Though the play may be structurally and aesthetically satisfying to an older audience familiar with this period, it may be less successful, after sixty years, to a contemporary audience. Amanda is so meddlesome that her good heart, her dreams for her family, and her control over Tom are unrealistic by today's standards. Tom, with his sense of obligation toward the family, sometimes appears personally weak. Most difficult, however, is Laura, so pathologically shy and introverted that she is happy to stay indoors all day, polishing her glass animals and remaining completely dependent on her brother and mother to support and protect her.

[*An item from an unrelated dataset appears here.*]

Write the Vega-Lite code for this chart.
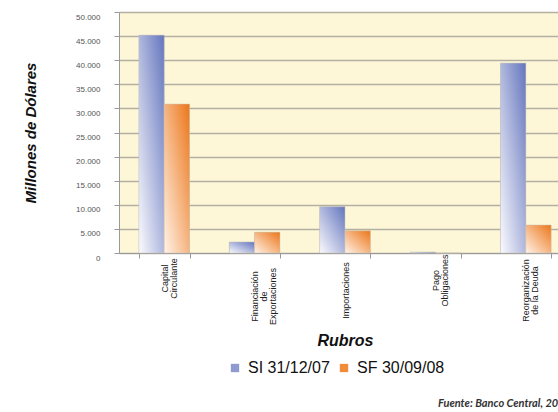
{
  "$schema": "https://vega.github.io/schema/vega-lite/v6.json",
  "width": 452,
  "height": 241,
  "autosize": {"type": "none"},
  "padding": {"left": 119, "top": 12, "right": 0, "bottom": 159},
  "background": "white",
  "title": {
    "text": "Fuente: Banco Central, 2008",
    "orient": "bottom",
    "anchor": "end",
    "offset": 22,
    "font": "Lato",
    "fontSize": 11,
    "fontStyle": "italic",
    "fontWeight": "bold",
    "color": "#333333"
  },
  "config": {
    "view": {"fill": "#fdf7d8", "stroke": null},
    "font": "Liberation Sans"
  },
  "data": {
    "values": [
      {"rubro": "Capital Circulante", "serie": "SI 31/12/07", "valor": 45200},
      {"rubro": "Capital Circulante", "serie": "SF 30/09/08", "valor": 30900},
      {"rubro": "Financiación de Exportaciones", "serie": "SI 31/12/07", "valor": 2300},
      {"rubro": "Financiación de Exportaciones", "serie": "SF 30/09/08", "valor": 4300},
      {"rubro": "Importaciones", "serie": "SI 31/12/07", "valor": 9600},
      {"rubro": "Importaciones", "serie": "SF 30/09/08", "valor": 4600},
      {"rubro": "Pago Obligaciones", "serie": "SI 31/12/07", "valor": 200},
      {"rubro": "Pago Obligaciones", "serie": "SF 30/09/08", "valor": 0},
      {"rubro": "Reorganización de la Deuda", "serie": "SI 31/12/07", "valor": 39400},
      {"rubro": "Reorganización de la Deuda", "serie": "SF 30/09/08", "valor": 5800}
    ]
  },
  "encoding": {
    "x": {
      "field": "rubro",
      "type": "nominal",
      "sort": null,
      "scale": {"paddingInner": 0.44, "paddingOuter": 0.22},
      "axis": {
        "title": "Rubros",
        "titleFont": "Liberation Sans",
        "titleFontSize": 16,
        "titleFontStyle": "italic",
        "titleFontWeight": "bold",
        "titleColor": "#111111",
        "titlePadding": 8,
        "labelAngle": -90,
        "labelAlign": "center",
        "labelBaseline": "middle",
        "labelFontSize": 9,
        "labelLineHeight": 9,
        "labelColor": "#222222",
        "labelPadding": {
          "condition": [
            {"test": "datum.value === 'Capital Circulante'", "value": 20},
            {"test": "datum.value === 'Pago Obligaciones'", "value": 22},
            {"test": "datum.value === 'Financiación de Exportaciones'", "value": 38}
          ],
          "value": 32
        },
        "labelExpr": "datum.label === 'Capital Circulante' ? ['Capital', 'Circulante'] : datum.label === 'Financiación de Exportaciones' ? ['Financiación', 'de', 'Exportaciones'] : datum.label === 'Pago Obligaciones' ? ['Pago', 'Obligaciones'] : datum.label === 'Reorganización de la Deuda' ? ['Reorganización', 'de la Deuda'] : datum.label",
        "tickBand": "extent",
        "tickSize": 5,
        "tickColor": "#999999",
        "domainColor": "#999999",
        "labelFlush": false
      }
    },
    "xOffset": {"field": "serie", "type": "nominal", "sort": ["SI 31/12/07", "SF 30/09/08"], "scale": {"paddingInner": 0, "paddingOuter": 0}},
    "y": {
      "field": "valor",
      "type": "quantitative",
      "scale": {"domain": [0, 50000], "nice": false},
      "axis": {
        "title": "Millones de Dólares",
        "titleFont": "Liberation Sans",
        "titleFontSize": 15,
        "titleFontStyle": "italic",
        "titleFontWeight": "bold",
        "titleColor": "#111111",
        "titlePadding": 37,
        "values": [0, 5000, 10000, 15000, 20000, 25000, 30000, 35000, 40000, 45000, 50000],
        "labelExpr": "replace(format(datum.value, ','), ',', '.')",
        "labelFontSize": 8,
        "labelColor": "#555555",
        "labelPadding": 14,
        "labelOffset": 5,
        "tickSize": 5,
        "tickColor": "#999999",
        "domainColor": "#999999",
        "grid": true,
        "gridColor": "#b3b0a2",
        "gridWidth": 1.3
      }
    }
  },
  "layer": [
    {
      "mark": {"type": "bar"},
      "encoding": {
        "fill": {
          "field": "serie",
          "type": "nominal",
          "sort": ["SI 31/12/07", "SF 30/09/08"],
          "scale": {"domain": ["SI 31/12/07", "SF 30/09/08"], "range": ["#8e9ad0", "#f08c3a"]},
          "legend": {
            "title": null,
            "orient": "none",
            "direction": "horizontal",
            "legendX": 108,
            "legendY": 348,
            "symbolType": "square",
            "symbolSize": 70,
            "symbolStrokeWidth": 0,
            "labelFontSize": 16,
            "labelFont": "Liberation Sans",
            "labelColor": "#111111",
            "labelOffset": 5,
            "columnPadding": 6
          }
        }
      }
    },
    {
      "mark": {"type": "bar", "stroke": "#c8c4b4", "strokeWidth": 0.5},
      "encoding": {
        "fill": {
          "condition": {
            "test": "datum.serie === 'SI 31/12/07'",
            "value": {"gradient": "linear", "x1": 0, "y1": 1, "x2": 1, "y2": 0, "stops": [{"offset": 0, "color": "#fbfbfe"}, {"offset": 1, "color": "#6475bd"}]}
          },
          "value": {"gradient": "linear", "x1": 0, "y1": 1, "x2": 1, "y2": 0, "stops": [{"offset": 0, "color": "#fff3e8"}, {"offset": 1, "color": "#ec761a"}]}
        }
      }
    }
  ]
}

This has always been one of my favorite plays, but reading or watching it now feels a bit like watching a costume drama. Though it is brilliantly written, its characters and dramatic situations are so different from our twenty-first century lives, that the play and characters really come alive only when analyzed in conjunction with the social context in which they were originally presented. For a modern audience, Laura may be more pathetic than tragic. Mary Whipple

Rating: 4 stars
Summary: The Glass Menagerie
Review: "The Glass Menagerie" by Tennessee Williams was very well written. Williams did an excellent job of portraying life-like characters. They were so well written, that they seemed real, like us at certain points in our lives. At one time, we were all like the mother, Amanda, who seems to live in the past, and be kind of overbearing at times, for example when Laura only went to three days of her business class that she was sort of forced into going to. Laura, the shy character, also is very life like in the fact that we all were a bit like her too. Everyone, at one point in their life was really shy and just wanted to stay locked up in their room. Tom, the son, is the narrator in the story. He constantly tries to escape reality by going outside and to the movies. He's the sort of person who just needs to constantly escape from life. The main theme of "The Glass Menagerie" is just that. Trying to escape from the sometimes-disappointing reality called life. The plot was simple, yet very effective. A reason for the simplicity I think is that this book is meant for us to realize that even though things may have been better in the past, not to live in it, but rather to live in the present, because we may be missing something even better than what we had that is right in front of us, waiting for us to notice it, but we're so enthralled in the what has happened in the past we don't see it. Basically what "The Glass Menagerie" is trying to tell us is that we need to live in the future and if we don't, then we will miss out on all the un-lived life that lies right in front of us, waiting for us to discover it.